Furthermore, while an applicant does not necessarily have to be the
owner of the “home” for the purposes of Article 8,
it may nonetheless be relevant in such cases of claims to “homes”
from the past that he or she can make no claim to any legal rights of
occupation or that such time has elapsed that there can be no
realistic expectation of taking up, or resuming, occupation in the
absence of such rights. Nor can the term “home” be
interpreted as synonymous with the notion of “family roots”,
which is a vague and emotive concept (see Demopoulos and Others,
Chrysostomi, Lordos and Lordou Anastasiou, Kanari-Eliadou
and Others, Sotirou and Moushoutta, Stylas,
Charalambou Onofriou and Others and Chrisostomi v. Turkey
[GC] (Dec.), nos. 46113/99, 3843/02, 13751/02, 13466/03,
10200/04, 14163/04, 19993/04, 21819/04, § 135, 1 March 2010).
- Turning
to the facts of this case, the Court observes that the applicant
ceased to live in the home in Trypimeni in 1974, which was more than
twelve years before the Court's temporal jurisdiction commenced and
more than fifteen years before the date of introduction of this
application.

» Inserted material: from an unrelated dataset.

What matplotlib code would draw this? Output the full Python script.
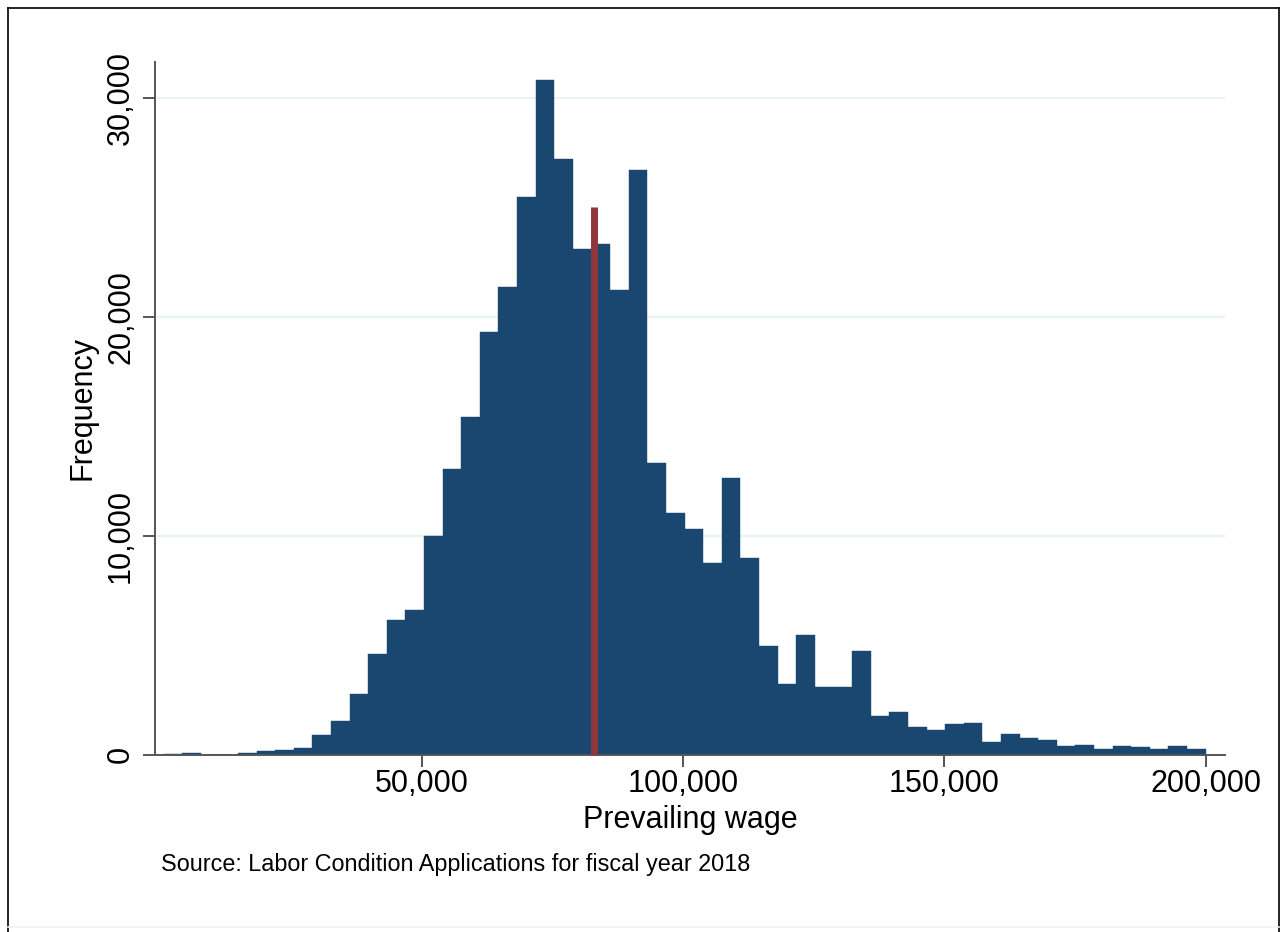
import numpy as np
import matplotlib
matplotlib.use("Agg")
import matplotlib.pyplot as plt
from matplotlib.ticker import StrMethodFormatter
from matplotlib.lines import Line2D

plt.rcParams['font.family'] = ['Liberation Sans', 'DejaVu Sans']

# histogram of prevailing wage, 56 equal bins
wage_min = 600
wage_max = 200000
counts = [10, 80, 0, 0, 80, 170, 230, 300, 880, 1550,
          2790, 4580, 6170, 6620, 10000, 13030, 15430, 19280, 21370, 25460,
          30800, 27190, 23100, 23300, 21230, 26680, 13300, 11020, 10290, 8740,
          12650, 8970, 4960, 3210, 5470, 3080, 3080, 4750, 1770, 1970,
          1270, 1110, 1390, 1460, 590, 960, 760, 680, 380, 460,
          250, 400, 340, 250, 400, 250]
marker_wage = 82900
marker_height = 25000

x_ticks = [50000, 100000, 150000, 200000]
y_ticks = [0, 10000, 20000, 30000]

edges = np.linspace(wage_min, wage_max, len(counts) + 1)
width = edges[1] - edges[0]

fig = plt.figure(figsize=(12.8, 9.32), dpi=100)
ax = fig.add_axes([155 / 1280, 1 - 754.7 / 932, 1070 / 1280, 692.7 / 932])

ax.bar(edges[:-1], counts, width=width, align='edge', color='#1a476f',
       edgecolor='#1a476f', linewidth=0.3, zorder=2)
ax.plot([marker_wage, marker_wage], [0, marker_height], color='#90353b',
        linewidth=5, solid_capstyle='butt', zorder=3)

ax.set_xlim(-1030, 203700)
ax.set_ylim(0, 31630)
ax.set_xticks(x_ticks)
ax.set_yticks(y_ticks)
ax.xaxis.set_major_formatter(StrMethodFormatter('{x:,.0f}'))
ax.yaxis.set_major_formatter(StrMethodFormatter('{x:,.0f}'))

ax.yaxis.grid(True, color='#eaf2f3', linewidth=1.6, zorder=0)
ax.set_axisbelow(True)

for s in ['top', 'right']:
    ax.spines[s].set_visible(False)
for s in ['left', 'bottom']:
    ax.spines[s].set_color('#555555')
    ax.spines[s].set_linewidth(1.4)

ax.tick_params(axis='both', length=8.6, width=1.4, color='#555555',
               labelsize=22, labelcolor='black')
ax.tick_params(axis='x', pad=2)
ax.tick_params(axis='y', pad=5)
plt.setp(ax.get_yticklabels(), rotation=90, va='center')

ax.set_xlabel('Prevailing wage', fontsize=22, labelpad=4)
ax.set_ylabel('Frequency', fontsize=22, labelpad=6)

fig.text(161 / 1280, 1 - 864 / 932,
         'Source: Labor Condition Applications for fiscal year 2018',
         fontsize=16.8, va='center', ha='left')

# outer frame
fig.add_artist(Line2D([8.3 / 1280, 8.3 / 1280], [0, 1 - 8 / 932],
                      transform=fig.transFigure, color='black', linewidth=1.2))
fig.add_artist(Line2D([8.3 / 1280, 1278.5 / 1280], [1 - 8 / 932, 1 - 8 / 932],
                      transform=fig.transFigure, color='black', linewidth=1.2))
fig.add_artist(Line2D([1278.5 / 1280, 1278.5 / 1280], [0, 1 - 8 / 932],
                      transform=fig.transFigure, color='black', linewidth=1.2))
fig.add_artist(Line2D([8.3 / 1280, 1278.5 / 1280], [1 - 927 / 932, 1 - 927 / 932],
                      transform=fig.transFigure, color='#eef2f3', linewidth=1.2))

fig.savefig('out.png', dpi=100)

For a considerable part of his life, he had been living
elsewhere. Moreover, he decided to transfer his property rights over
the house at issue to his children in January 1987, thus losing any
legal link with his former place of residence before Turkey's
recognition of the right of individual petition. The applicant died
on 25 May 1992 and never inherited from his children. The Court
accordingly does not find that the facts of the case are such as to
disclose any interference with the applicant's right to respect for
his home (see, mutatis mutandis, Demopoulos and Others,
cited above, § 136).
- It
follows that the complaint under Article 8 of the Convention is
manifestly ill-founded.
- Moreover,
the Court cannot but confirm its finding that it is not necessary to
examine whether there has been a violation of Articles 1, 13 and 14
of the Convention (see paragraphs 40 and 43 of the principal judgment
and point 5 of its operative provisions). It considers that having
regard to the facts of the case, the submissions of the parties and
its findings under Article 1 of Protocol No. 1 and Article 8 of the
Convention, no further admissible issue arises for examination
concerning the remaining complaints made by the applicant (see,
mutatis mutandis, Demopoulos and Others, cited above, §
143).
- Finally,
it is true that the Court has granted the applicant's son standing to
continue the proceedings in his father's stead (see paragraphs 14-15
of the principal judgment and point 1 of its operative provisions);
however, it is to be recalled that the applicant's son has not
introduced an autonomous claim concerning a potential violation of
the property rights which he had acquired from Mr Loukas
Nicola, but has merely successfully requested to pursue the
application lodged by the deceased (see, mutatis mutandis,
Sophia Andreou v. Turkey (just satisfaction), no. 18360/91, §
33, 22 June 2010). Under these circumstances, no interference with a
right guaranteed by the Convention or its Protocols can be found in
the ambit of the present application with regard to Mr Andreas Luca
Nicolaides or of any of the applicant's heirs.
- It
follows that the application is partly incompatible ratione
personae with the provisions of the Convention and partly
manifestly ill-founded within the meaning of Article 35 § 3
and must be rejected in accordance with Article 35 § 4
(see, mutatis mutandis, Stoicescu, cited above, §
60).
- This
conclusion dispenses the Court from examining the Government's
argument that the application constituted an abuse of the right of
petition (see paragraph 11 above).
FOR THESE REASONS, THE COURT UNANIMOUSLY
1. Declares admissible the Government's request for revision
of the judgment of 27 January 2009;
2. Declares inadmissible the application no. 18404/91 lodged
by Mr Loukas Nicola;
accordingly,
3. Decides to revise in its entirety the
judgment of 27 January 2009.
Done in English, and notified in writing on 26 October 2010, pursuant
to Rule 77 §§ 2 and 3 of the Rules of Court.